## Given information
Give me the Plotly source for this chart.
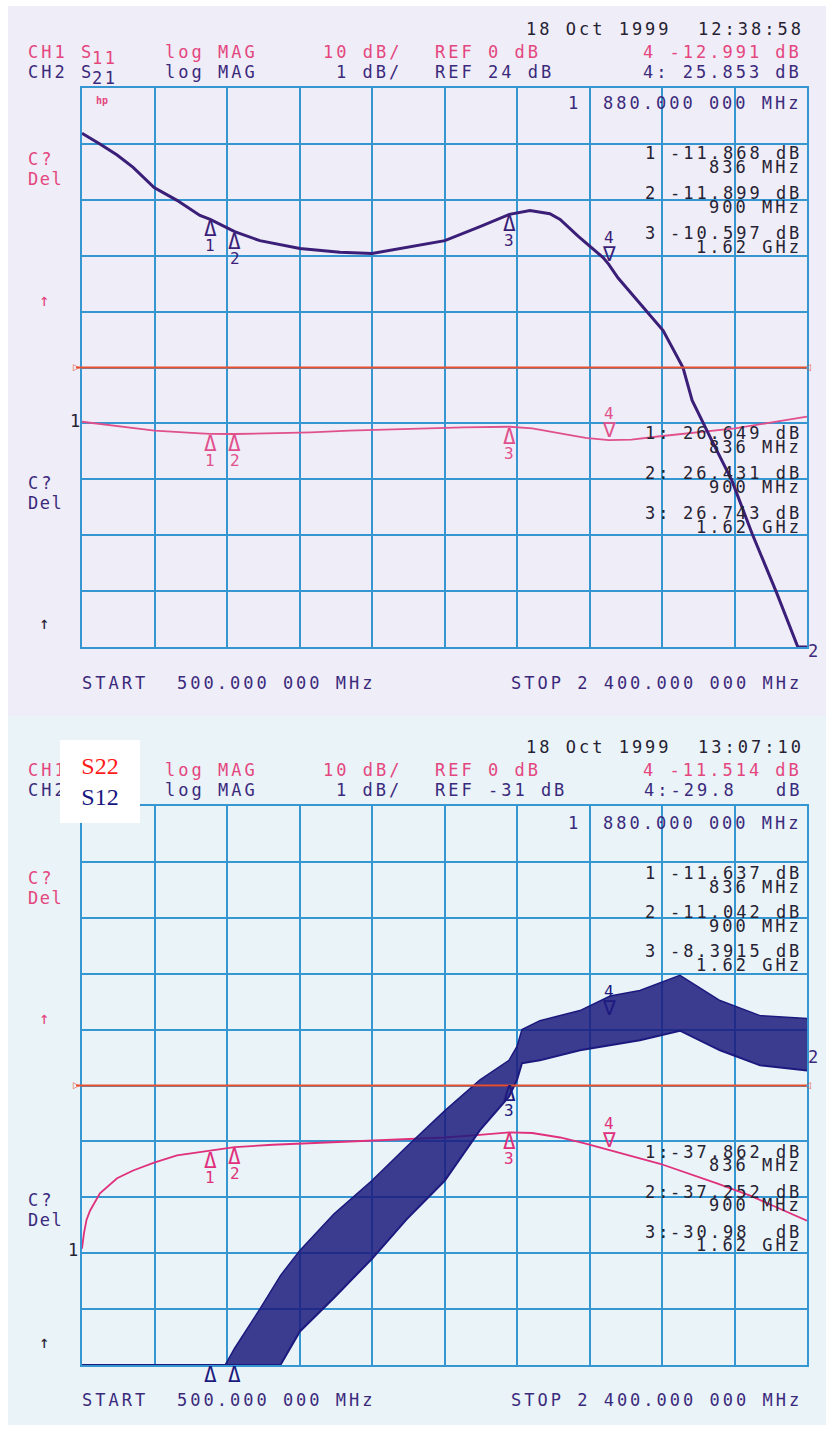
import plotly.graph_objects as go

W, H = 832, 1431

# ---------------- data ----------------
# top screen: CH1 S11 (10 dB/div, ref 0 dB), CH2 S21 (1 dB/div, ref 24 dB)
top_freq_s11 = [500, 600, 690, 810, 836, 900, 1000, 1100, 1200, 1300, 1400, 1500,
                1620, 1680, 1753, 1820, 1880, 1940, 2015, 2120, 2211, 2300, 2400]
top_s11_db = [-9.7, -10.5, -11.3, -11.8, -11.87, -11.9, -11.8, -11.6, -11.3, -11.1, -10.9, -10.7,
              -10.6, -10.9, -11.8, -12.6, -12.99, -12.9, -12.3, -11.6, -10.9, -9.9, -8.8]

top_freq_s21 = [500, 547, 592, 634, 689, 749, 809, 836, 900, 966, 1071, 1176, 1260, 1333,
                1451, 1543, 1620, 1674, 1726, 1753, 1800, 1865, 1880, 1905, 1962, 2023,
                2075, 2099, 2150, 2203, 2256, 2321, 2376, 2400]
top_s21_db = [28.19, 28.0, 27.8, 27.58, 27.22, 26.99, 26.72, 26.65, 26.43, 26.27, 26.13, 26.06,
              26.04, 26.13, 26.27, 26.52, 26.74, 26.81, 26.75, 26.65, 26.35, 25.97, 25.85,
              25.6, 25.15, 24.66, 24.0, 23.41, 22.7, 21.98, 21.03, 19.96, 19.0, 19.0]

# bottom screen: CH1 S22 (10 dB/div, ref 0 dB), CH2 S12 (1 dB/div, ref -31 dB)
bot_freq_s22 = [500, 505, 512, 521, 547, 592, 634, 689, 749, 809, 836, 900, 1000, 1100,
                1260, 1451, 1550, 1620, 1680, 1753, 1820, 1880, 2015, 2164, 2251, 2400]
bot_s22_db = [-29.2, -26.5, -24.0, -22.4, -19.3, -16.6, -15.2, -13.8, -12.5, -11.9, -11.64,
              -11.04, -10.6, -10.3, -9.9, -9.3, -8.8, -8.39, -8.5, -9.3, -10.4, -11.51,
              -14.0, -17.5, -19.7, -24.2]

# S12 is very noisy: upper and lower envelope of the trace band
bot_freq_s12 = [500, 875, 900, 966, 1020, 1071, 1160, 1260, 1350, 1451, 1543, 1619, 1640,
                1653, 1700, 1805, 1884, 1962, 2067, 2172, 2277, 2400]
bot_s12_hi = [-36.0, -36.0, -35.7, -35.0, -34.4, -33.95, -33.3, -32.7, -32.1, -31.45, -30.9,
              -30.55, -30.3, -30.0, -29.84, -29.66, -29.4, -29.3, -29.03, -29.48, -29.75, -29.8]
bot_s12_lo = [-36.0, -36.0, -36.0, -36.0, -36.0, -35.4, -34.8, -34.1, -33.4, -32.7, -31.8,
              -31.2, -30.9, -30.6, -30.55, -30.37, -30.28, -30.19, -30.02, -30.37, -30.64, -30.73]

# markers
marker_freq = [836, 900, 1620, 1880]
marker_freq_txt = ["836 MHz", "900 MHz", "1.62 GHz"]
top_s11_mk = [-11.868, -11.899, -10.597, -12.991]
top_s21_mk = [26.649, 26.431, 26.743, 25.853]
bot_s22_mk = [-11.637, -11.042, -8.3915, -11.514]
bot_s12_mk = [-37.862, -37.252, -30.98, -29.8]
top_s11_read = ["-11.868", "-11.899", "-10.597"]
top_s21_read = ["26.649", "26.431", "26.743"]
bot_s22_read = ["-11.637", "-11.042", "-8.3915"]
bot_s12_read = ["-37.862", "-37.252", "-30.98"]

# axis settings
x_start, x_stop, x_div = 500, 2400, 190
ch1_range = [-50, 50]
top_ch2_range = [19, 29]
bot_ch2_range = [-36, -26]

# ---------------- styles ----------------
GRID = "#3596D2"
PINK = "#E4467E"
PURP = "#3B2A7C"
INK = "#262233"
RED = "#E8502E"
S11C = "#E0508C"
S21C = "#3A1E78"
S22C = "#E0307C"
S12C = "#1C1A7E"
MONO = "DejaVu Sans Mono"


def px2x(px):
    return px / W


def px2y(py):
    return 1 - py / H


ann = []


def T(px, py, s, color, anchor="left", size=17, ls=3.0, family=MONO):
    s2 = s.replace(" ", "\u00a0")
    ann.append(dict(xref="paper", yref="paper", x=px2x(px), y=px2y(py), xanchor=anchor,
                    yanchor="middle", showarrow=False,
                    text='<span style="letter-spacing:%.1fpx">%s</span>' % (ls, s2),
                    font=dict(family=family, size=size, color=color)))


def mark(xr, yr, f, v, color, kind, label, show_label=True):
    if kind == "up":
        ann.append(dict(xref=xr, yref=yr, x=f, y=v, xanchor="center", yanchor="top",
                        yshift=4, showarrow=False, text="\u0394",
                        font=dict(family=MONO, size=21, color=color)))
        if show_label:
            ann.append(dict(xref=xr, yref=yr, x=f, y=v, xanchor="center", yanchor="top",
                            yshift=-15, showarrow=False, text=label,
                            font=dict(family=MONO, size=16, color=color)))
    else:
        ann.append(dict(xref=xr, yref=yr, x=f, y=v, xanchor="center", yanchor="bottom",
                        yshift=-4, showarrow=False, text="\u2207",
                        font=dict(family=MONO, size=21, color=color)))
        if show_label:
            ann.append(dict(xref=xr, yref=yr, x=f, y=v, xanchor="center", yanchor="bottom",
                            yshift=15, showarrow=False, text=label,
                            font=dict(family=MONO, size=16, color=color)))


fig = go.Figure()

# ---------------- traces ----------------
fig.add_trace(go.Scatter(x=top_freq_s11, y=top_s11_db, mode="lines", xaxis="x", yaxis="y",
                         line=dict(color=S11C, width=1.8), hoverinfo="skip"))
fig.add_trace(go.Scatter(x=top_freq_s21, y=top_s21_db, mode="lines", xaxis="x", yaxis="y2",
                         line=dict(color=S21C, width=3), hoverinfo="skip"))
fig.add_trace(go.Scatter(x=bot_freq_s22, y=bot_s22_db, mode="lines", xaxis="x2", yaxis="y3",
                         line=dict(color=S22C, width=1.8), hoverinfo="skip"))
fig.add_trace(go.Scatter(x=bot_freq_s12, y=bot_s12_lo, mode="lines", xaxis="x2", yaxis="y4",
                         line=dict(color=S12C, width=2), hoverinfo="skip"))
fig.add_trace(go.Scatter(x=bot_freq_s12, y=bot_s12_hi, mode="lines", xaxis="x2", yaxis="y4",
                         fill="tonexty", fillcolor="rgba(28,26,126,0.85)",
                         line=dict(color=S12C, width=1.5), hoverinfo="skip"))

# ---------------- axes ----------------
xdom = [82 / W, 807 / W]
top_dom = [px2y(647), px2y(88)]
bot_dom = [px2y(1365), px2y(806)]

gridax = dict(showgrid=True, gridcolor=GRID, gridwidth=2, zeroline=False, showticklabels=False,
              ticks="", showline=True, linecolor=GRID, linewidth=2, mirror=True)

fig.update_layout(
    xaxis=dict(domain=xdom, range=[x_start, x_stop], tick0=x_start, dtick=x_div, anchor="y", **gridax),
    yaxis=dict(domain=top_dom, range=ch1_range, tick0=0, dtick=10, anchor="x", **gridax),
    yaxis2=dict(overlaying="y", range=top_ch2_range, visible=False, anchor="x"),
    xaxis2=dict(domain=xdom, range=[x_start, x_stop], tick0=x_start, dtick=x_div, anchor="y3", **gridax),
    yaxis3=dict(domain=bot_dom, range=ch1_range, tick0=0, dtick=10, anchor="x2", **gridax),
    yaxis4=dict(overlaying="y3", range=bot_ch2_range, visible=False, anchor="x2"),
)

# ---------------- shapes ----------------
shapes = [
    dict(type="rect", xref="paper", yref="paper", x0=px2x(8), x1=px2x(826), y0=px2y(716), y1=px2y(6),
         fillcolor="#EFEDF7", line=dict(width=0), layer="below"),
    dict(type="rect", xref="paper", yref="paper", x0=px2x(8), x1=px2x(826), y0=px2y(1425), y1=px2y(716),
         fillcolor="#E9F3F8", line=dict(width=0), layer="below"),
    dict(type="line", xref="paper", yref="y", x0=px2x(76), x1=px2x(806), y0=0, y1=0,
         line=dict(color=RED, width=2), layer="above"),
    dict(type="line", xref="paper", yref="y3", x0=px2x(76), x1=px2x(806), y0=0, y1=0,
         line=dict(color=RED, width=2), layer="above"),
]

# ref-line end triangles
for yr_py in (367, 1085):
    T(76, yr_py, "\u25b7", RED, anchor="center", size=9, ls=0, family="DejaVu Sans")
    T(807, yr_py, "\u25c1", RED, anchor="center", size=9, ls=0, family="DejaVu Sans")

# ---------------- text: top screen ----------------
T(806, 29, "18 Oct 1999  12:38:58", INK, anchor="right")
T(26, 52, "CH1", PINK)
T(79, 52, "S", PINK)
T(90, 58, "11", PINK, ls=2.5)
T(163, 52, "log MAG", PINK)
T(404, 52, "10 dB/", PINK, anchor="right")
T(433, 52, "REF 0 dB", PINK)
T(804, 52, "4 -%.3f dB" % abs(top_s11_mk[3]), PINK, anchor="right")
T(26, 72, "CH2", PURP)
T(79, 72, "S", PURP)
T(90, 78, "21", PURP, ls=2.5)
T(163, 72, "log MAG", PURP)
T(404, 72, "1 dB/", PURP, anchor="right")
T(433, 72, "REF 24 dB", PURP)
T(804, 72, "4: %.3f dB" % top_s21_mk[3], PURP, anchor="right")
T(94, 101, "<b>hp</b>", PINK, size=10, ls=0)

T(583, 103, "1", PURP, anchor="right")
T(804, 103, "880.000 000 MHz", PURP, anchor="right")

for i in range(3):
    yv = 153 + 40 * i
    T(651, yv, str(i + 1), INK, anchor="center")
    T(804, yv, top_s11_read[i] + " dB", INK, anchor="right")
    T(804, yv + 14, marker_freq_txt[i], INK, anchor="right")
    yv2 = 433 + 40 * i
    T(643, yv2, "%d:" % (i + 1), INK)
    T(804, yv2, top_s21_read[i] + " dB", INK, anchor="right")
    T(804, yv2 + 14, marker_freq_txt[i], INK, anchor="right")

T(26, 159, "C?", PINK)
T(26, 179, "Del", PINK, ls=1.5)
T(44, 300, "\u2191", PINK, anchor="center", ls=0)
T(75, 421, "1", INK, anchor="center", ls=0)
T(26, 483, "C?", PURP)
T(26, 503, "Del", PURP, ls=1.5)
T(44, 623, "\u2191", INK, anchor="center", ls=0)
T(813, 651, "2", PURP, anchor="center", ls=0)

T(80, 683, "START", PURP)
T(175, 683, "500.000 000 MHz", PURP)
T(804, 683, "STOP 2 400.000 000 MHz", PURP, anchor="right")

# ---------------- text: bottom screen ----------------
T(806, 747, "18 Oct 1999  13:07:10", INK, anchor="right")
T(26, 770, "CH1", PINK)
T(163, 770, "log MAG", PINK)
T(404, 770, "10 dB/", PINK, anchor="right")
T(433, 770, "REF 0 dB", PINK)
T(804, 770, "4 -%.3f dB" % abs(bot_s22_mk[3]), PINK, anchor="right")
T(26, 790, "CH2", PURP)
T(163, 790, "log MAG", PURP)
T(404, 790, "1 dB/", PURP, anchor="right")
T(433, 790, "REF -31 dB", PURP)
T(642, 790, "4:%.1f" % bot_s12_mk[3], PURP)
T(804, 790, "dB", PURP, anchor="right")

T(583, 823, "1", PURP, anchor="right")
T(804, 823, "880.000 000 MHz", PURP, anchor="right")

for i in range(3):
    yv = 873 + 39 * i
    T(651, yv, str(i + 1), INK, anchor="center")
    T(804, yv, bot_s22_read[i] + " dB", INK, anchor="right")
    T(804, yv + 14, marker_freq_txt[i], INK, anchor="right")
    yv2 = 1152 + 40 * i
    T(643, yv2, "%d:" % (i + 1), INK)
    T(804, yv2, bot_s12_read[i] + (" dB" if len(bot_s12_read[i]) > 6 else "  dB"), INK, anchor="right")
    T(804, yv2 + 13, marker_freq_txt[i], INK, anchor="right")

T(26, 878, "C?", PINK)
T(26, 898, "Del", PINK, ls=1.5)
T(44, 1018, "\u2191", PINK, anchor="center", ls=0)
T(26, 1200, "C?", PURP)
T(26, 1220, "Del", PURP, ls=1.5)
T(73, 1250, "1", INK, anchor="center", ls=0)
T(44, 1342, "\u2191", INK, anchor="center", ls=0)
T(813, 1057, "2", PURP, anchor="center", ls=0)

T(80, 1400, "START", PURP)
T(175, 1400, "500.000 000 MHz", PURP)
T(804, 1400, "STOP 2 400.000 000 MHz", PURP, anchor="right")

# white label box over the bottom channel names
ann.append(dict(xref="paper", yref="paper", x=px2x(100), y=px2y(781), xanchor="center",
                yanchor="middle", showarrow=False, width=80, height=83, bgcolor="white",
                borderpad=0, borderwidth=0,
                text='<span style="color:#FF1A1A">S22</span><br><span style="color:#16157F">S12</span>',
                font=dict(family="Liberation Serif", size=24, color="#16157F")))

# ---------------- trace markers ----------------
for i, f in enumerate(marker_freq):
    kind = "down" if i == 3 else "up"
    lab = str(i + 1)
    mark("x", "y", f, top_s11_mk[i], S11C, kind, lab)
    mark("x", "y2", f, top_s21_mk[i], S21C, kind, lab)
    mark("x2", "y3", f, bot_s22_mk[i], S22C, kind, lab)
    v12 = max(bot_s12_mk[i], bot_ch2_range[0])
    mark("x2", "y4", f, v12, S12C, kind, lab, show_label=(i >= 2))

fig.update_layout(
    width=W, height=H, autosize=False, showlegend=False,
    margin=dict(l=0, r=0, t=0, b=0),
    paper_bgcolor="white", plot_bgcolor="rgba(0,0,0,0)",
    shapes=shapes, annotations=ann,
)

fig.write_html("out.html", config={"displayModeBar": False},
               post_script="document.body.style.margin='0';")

## What you should do
Reproduce the material above exactly, first line through the line that contains "W, H = 832, 1431", minus the pictures.

## Response below
Give me the Plotly source for this chart.
import plotly.graph_objects as go

W, H = 832, 1431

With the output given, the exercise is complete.